**Problem to work on:** Write out the material exactly, with the pictures left out.

**Given data:**
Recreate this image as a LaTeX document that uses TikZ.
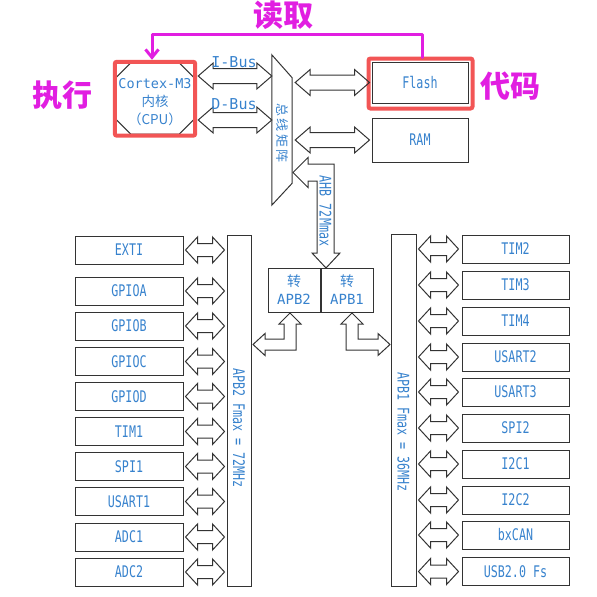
\documentclass[tikz,border=0pt]{standalone}
\usepackage{fontspec}
\usetikzlibrary{calc, positioning, arrows.meta}
\newfontfamily\lblfont{DejaVu Sans Mono}[FakeStretch=0.73]
\newfontfamily\widefont{DejaVu Sans Mono}
\newfontfamily\cjkfont{Noto Sans CJK SC}
\definecolor{lblblue}{RGB}{55,130,205}
\definecolor{pen}{RGB}{225,30,225}
\definecolor{hlred}{RGB}{242,85,85}
% hollow double arrow: start, end, head length, head half width, shaft half width
\newcommand{\dbarrow}[5]{%
  \draw[bus] let \p1=(#1), \p2=(#2) in
    (\x1,\y1) -- (\x1+#3,\y1+#4) -- (\x1+#3,\y1+#5) -- (\x2-#3,\y1+#5)
    -- (\x2-#3,\y1+#4) -- (\x2,\y1) -- (\x2-#3,\y1-#4) -- (\x2-#3,\y1-#5)
    -- (\x1+#3,\y1-#5) -- (\x1+#3,\y1-#4) -- cycle;}
\begin{document}
\begin{tikzpicture}[x=1pt, y=-1pt,
  bus/.style={draw=black!80, line width=1pt},
  perbox/.style={draw=black!80, line width=1pt, inner sep=0pt,
    minimum height=28pt, text=lblblue, font=\lblfont\fontsize{16}{18}\selectfont},
  barbox/.style={draw=black!80, line width=1pt, inner sep=0pt},
  lbl/.style={text=lblblue, font=\lblfont\fontsize{16}{18}\selectfont},
  hl/.style={draw=hlred, line width=4pt, rounded corners=2pt},
  note/.style={text=pen, font=\cjkfont\bfseries\fontsize{30}{32}\selectfont},
  readline/.style={draw=pen, line width=3pt, line cap=round, line join=round}]
  \useasboundingbox (0,0) rectangle (597,597);
  % CPU core, bus matrix, memories
  \node[inner sep=0pt, minimum width=78pt, minimum height=71pt] (cpu) at (155,98.5) {};
  \draw[bus] ([xshift=15pt]cpu.north west) -- ([xshift=-15pt]cpu.north east)
    -- ([yshift=-15pt]cpu.north east) -- ([yshift=15pt]cpu.south east)
    -- ([xshift=-15pt]cpu.south east) -- ([xshift=15pt]cpu.south west)
    -- ([yshift=15pt]cpu.south west) -- ([yshift=-15pt]cpu.north west) -- cycle;
  \node[align=center, text=lblblue, font=\widefont\fontsize{13.5}{18}\selectfont] (cputext)
    at ($(cpu.center)+(0,4)$) {Cortex-M3\\{\cjkfont 内核}\\{\cjkfont （CPU）}};
  \draw[hl] ($(cpu.north west)+(-1,-1)$) rectangle ($(cpu.south east)+(1,1.5)$);
  \node[inner sep=0pt, minimum width=20pt, minimum height=150pt] (bm) at (282,130) {};
  \draw[bus] (bm.north west) -- ($(bm.north east)+(0,23)$)
    -- ($(bm.south east)+(0,-22)$) -- (bm.south west) -- cycle;
  \node[rotate=-90, text=lblblue, font=\cjkfont\fontsize{13}{14}\selectfont] (bmtext)
    at (282,133) {总\,线\,矩\,阵};
  \node[perbox, minimum width=96pt, minimum height=41pt] (flash) at (420,82.5) {Flash};
  \draw[hl] ($(flash.north west)+(-3,-3)$) rectangle ($(flash.south east)+(4,5)$);
  \node[perbox, minimum width=96pt, minimum height=44pt] (ram) at (420,140) {RAM};
  % buses round the matrix
  \coordinate (ibus) at ($(cpu.east)+(4,-22.5)$);
  \coordinate (dbus) at ($(cpu.east)+(4,21.5)$);
  \dbarrow{ibus}{ibus -| bm.west}{15pt}{13pt}{7.5pt}
  \dbarrow{dbus}{dbus -| bm.west}{15pt}{13pt}{7.5pt}
  \node[text=lblblue, font=\widefont\fontsize{15}{16}\selectfont] (ibuslbl) at (234,62) {I-Bus};
  \node[text=lblblue, font=\widefont\fontsize{15}{16}\selectfont] (dbuslbl) at (234,104) {D-Bus};
  \dbarrow{$(flash.west -| bm.east)+(3,0)$}{$(flash.west)+(-2,0)$}{15pt}{13pt}{7.5pt}
  \dbarrow{$(ram.west -| bm.east)+(3,0)$}{$(ram.west)+(-2,0)$}{15pt}{13pt}{7.5pt}
  % AHB down to the bridges
  \node[barbox, minimum width=52pt, minimum height=44pt, align=center, text=lblblue,
    font=\widefont\fontsize{14}{18}\selectfont] (apb2br) at (294,290)
    {{\cjkfont 转}\\APB2};
  \node[barbox, minimum width=52pt, minimum height=44pt, align=center, text=lblblue,
    font=\widefont\fontsize{14}{18}\selectfont, right=0pt of apb2br] (apb1br)
    {{\cjkfont 转}\\APB1};
  \draw[bus] (293,172.5) -- (308,157.5) -- (308,164) -- (334,164) -- (334,253)
    -- (340,253) -- (326,268) -- (312,253) -- (317,253) -- (317,181)
    -- (308,181) -- (308,187.5) -- cycle;
  \node[lbl, rotate=-90] (ahb) at (325.5,211) {AHB 72Mmax};
  % APB2 / APB1 buses
  \node[barbox, minimum width=24pt, minimum height=351pt] (apb2bar) at (239,410.5) {};
  \node[lbl, rotate=-90] (apb2txt) at (239,428) {APB2 Fmax = 72MHz};
  \node[barbox, minimum width=25pt, minimum height=352pt] (apb1bar) at (403.5,410) {};
  \node[lbl, rotate=-90] (apb1txt) at (403.5,432) {APB1 Fmax = 36MHz};
  \draw[bus] (290,313) -- (301,324) -- (296,324) -- (296,350) -- (265,350)
    -- (265,355.5) -- (253,344.5) -- (265,333.5) -- (265,339) -- (284,339)
    -- (284,324) -- (279,324) -- cycle;
  \draw[bus] (352,313) -- (363,324) -- (358,324) -- (358,339) -- (378,339)
    -- (378,333.5) -- (390,344.5) -- (378,355.5) -- (378,350) -- (346,350)
    -- (346,324) -- (341,324) -- cycle;
  % peripherals
  \foreach \name/\y [count=\i] in {EXTI/250, GPIOA/291, GPIOB/326, GPIOC/361.5,
      GPIOD/396.5, TIM1/431.5, SPI1/466.5, USART1/501.5, ADC1/537, ADC2/572} {
    \node[perbox, minimum width=108pt] (l\i) at (129,\y) {\name};
    \dbarrow{$(l\i.east)+(2,0)$}{$(l\i.east -| apb2bar.west)+(-2,0)$}{12pt}{13pt}{6.5pt}
  }
  \foreach \name/\y [count=\i] in {TIM2/249, TIM3/285, TIM4/321, USART2/357,
      USART3/392, SPI2/428, I2C1/464, I2C2/500, bxCAN/535, USB2.0 Fs/571.5} {
    \node[perbox, minimum width=107pt] (r\i) at (515.5,\y) {\name};
    \dbarrow{$(r\i.west -| apb1bar.east)+(2,0)$}{$(r\i.west)+(-3,0)$}{12pt}{13pt}{6.5pt}
  }
  % handwritten notes
  \draw[readline, -{Straight Barb[length=8pt, width=13pt]}]
    ($(flash.north)+(2,-4)$) |- ($(cpu.north)+(-3,-28)$) -- ($(cpu.north)+(-3,-3)$);
  \node[note] (readnote) at (283,15) {读取};
  \node[note] (execnote) at (62,95) {执行};
  \node[note] (codenote) at (510,86) {代码};
\end{tikzpicture}
\end{document}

**Completed exercise:**
Recreate this image as a LaTeX document that uses TikZ.
\documentclass[tikz,border=0pt]{standalone}
\usepackage{fontspec}
\usetikzlibrary{calc, positioning, arrows.meta}
\newfontfamily\lblfont{DejaVu Sans Mono}[FakeStretch=0.73]
\newfontfamily\widefont{DejaVu Sans Mono}
\newfontfamily\cjkfont{Noto Sans CJK SC}
\definecolor{lblblue}{RGB}{55,130,205}
\definecolor{pen}{RGB}{225,30,225}
\definecolor{hlred}{RGB}{242,85,85}
% hollow double arrow: start, end, head length, head half width, shaft half width
\newcommand{\dbarrow}[5]{%
  \draw[bus] let \p1=(#1), \p2=(#2) in
    (\x1,\y1) -- (\x1+#3,\y1+#4) -- (\x1+#3,\y1+#5) -- (\x2-#3,\y1+#5)
    -- (\x2-#3,\y1+#4) -- (\x2,\y1) -- (\x2-#3,\y1-#4) -- (\x2-#3,\y1-#5)
    -- (\x1+#3,\y1-#5) -- (\x1+#3,\y1-#4) -- cycle;}
\begin{document}
\begin{tikzpicture}[x=1pt, y=-1pt,
  bus/.style={draw=black!80, line width=1pt},
  perbox/.style={draw=black!80, line width=1pt, inner sep=0pt,
    minimum height=28pt, text=lblblue, font=\lblfont\fontsize{16}{18}\selectfont},
  barbox/.style={draw=black!80, line width=1pt, inner sep=0pt},
  lbl/.style={text=lblblue, font=\lblfont\fontsize{16}{18}\selectfont},
  hl/.style={draw=hlred, line width=4pt, rounded corners=2pt},
  note/.style={text=pen, font=\cjkfont\bfseries\fontsize{30}{32}\selectfont},
  readline/.style={draw=pen, line width=3pt, line cap=round, line join=round}]
  \useasboundingbox (0,0) rectangle (597,597);
  % CPU core, bus matrix, memories
  \node[inner sep=0pt, minimum width=78pt, minimum height=71pt] (cpu) at (155,98.5) {};
  \draw[bus] ([xshift=15pt]cpu.north west) -- ([xshift=-15pt]cpu.north east)
    -- ([yshift=-15pt]cpu.north east) -- ([yshift=15pt]cpu.south east)
    -- ([xshift=-15pt]cpu.south east) -- ([xshift=15pt]cpu.south west)
    -- ([yshift=15pt]cpu.south west) -- ([yshift=-15pt]cpu.north west) -- cycle;
  \node[align=center, text=lblblue, font=\widefont\fontsize{13.5}{18}\selectfont] (cputext)
    at ($(cpu.center)+(0,4)$) {Cortex-M3\\{\cjkfont 内核}\\{\cjkfont （CPU）}};
  \draw[hl] ($(cpu.north west)+(-1,-1)$) rectangle ($(cpu.south east)+(1,1.5)$);
  \node[inner sep=0pt, minimum width=20pt, minimum height=150pt] (bm) at (282,130) {};
  \draw[bus] (bm.north west) -- ($(bm.north east)+(0,23)$)
    -- ($(bm.south east)+(0,-22)$) -- (bm.south west) -- cycle;
  \node[rotate=-90, text=lblblue, font=\cjkfont\fontsize{13}{14}\selectfont] (bmtext)
    at (282,133) {总\,线\,矩\,阵};
  \node[perbox, minimum width=96pt, minimum height=41pt] (flash) at (420,82.5) {Flash};
  \draw[hl] ($(flash.north west)+(-3,-3)$) rectangle ($(flash.south east)+(4,5)$);
  \node[perbox, minimum width=96pt, minimum height=44pt] (ram) at (420,140) {RAM};
  % buses round the matrix
  \coordinate (ibus) at ($(cpu.east)+(4,-22.5)$);
  \coordinate (dbus) at ($(cpu.east)+(4,21.5)$);
  \dbarrow{ibus}{ibus -| bm.west}{15pt}{13pt}{7.5pt}
  \dbarrow{dbus}{dbus -| bm.west}{15pt}{13pt}{7.5pt}
  \node[text=lblblue, font=\widefont\fontsize{15}{16}\selectfont] (ibuslbl) at (234,62) {I-Bus};
  \node[text=lblblue, font=\widefont\fontsize{15}{16}\selectfont] (dbuslbl) at (234,104) {D-Bus};
  \dbarrow{$(flash.west -| bm.east)+(3,0)$}{$(flash.west)+(-2,0)$}{15pt}{13pt}{7.5pt}
  \dbarrow{$(ram.west -| bm.east)+(3,0)$}{$(ram.west)+(-2,0)$}{15pt}{13pt}{7.5pt}
  % AHB down to the bridges
  \node[barbox, minimum width=52pt, minimum height=44pt, align=center, text=lblblue,
    font=\widefont\fontsize{14}{18}\selectfont] (apb2br) at (294,290)
    {{\cjkfont 转}\\APB2};
  \node[barbox, minimum width=52pt, minimum height=44pt, align=center, text=lblblue,
    font=\widefont\fontsize{14}{18}\selectfont, right=0pt of apb2br] (apb1br)
    {{\cjkfont 转}\\APB1};
  \draw[bus] (293,172.5) -- (308,157.5) -- (308,164) -- (334,164) -- (334,253)
    -- (340,253) -- (326,268) -- (312,253) -- (317,253) -- (317,181)
    -- (308,181) -- (308,187.5) -- cycle;
  \node[lbl, rotate=-90] (ahb) at (325.5,211) {AHB 72Mmax};
  % APB2 / APB1 buses
  \node[barbox, minimum width=24pt, minimum height=351pt] (apb2bar) at (239,410.5) {};
  \node[lbl, rotate=-90] (apb2txt) at (239,428) {APB2 Fmax = 72MHz};
  \node[barbox, minimum width=25pt, minimum height=352pt] (apb1bar) at (403.5,410) {};
  \node[lbl, rotate=-90] (apb1txt) at (403.5,432) {APB1 Fmax = 36MHz};
  \draw[bus] (290,313) -- (301,324) -- (296,324) -- (296,350) -- (265,350)
    -- (265,355.5) -- (253,344.5) -- (265,333.5) -- (265,339) -- (284,339)
    -- (284,324) -- (279,324) -- cycle;
  \draw[bus] (352,313) -- (363,324) -- (358,324) -- (358,339) -- (378,339)
    -- (378,333.5) -- (390,344.5) -- (378,355.5) -- (378,350) -- (346,350)
    -- (346,324) -- (341,324) -- cycle;
  % peripherals
  \foreach \name/\y [count=\i] in {EXTI/250, GPIOA/291, GPIOB/326, GPIOC/361.5,
      GPIOD/396.5, TIM1/431.5, SPI1/466.5, USART1/501.5, ADC1/537, ADC2/572} {
    \node[perbox, minimum width=108pt] (l\i) at (129,\y) {\name};
    \dbarrow{$(l\i.east)+(2,0)$}{$(l\i.east -| apb2bar.west)+(-2,0)$}{12pt}{13pt}{6.5pt}
  }
  \foreach \name/\y [count=\i] in {TIM2/249, TIM3/285, TIM4/321, USART2/357,
      USART3/392, SPI2/428, I2C1/464, I2C2/500, bxCAN/535, USB2.0 Fs/571.5} {
    \node[perbox, minimum width=107pt] (r\i) at (515.5,\y) {\name};
    \dbarrow{$(r\i.west -| apb1bar.east)+(2,0)$}{$(r\i.west)+(-3,0)$}{12pt}{13pt}{6.5pt}
  }
  % handwritten notes
  \draw[readline, -{Straight Barb[length=8pt, width=13pt]}]
    ($(flash.north)+(2,-4)$) |- ($(cpu.north)+(-3,-28)$) -- ($(cpu.north)+(-3,-3)$);
  \node[note] (readnote) at (283,15) {读取};
  \node[note] (execnote) at (62,95) {执行};
  \node[note] (codenote) at (510,86) {代码};
\end{tikzpicture}
\end{document}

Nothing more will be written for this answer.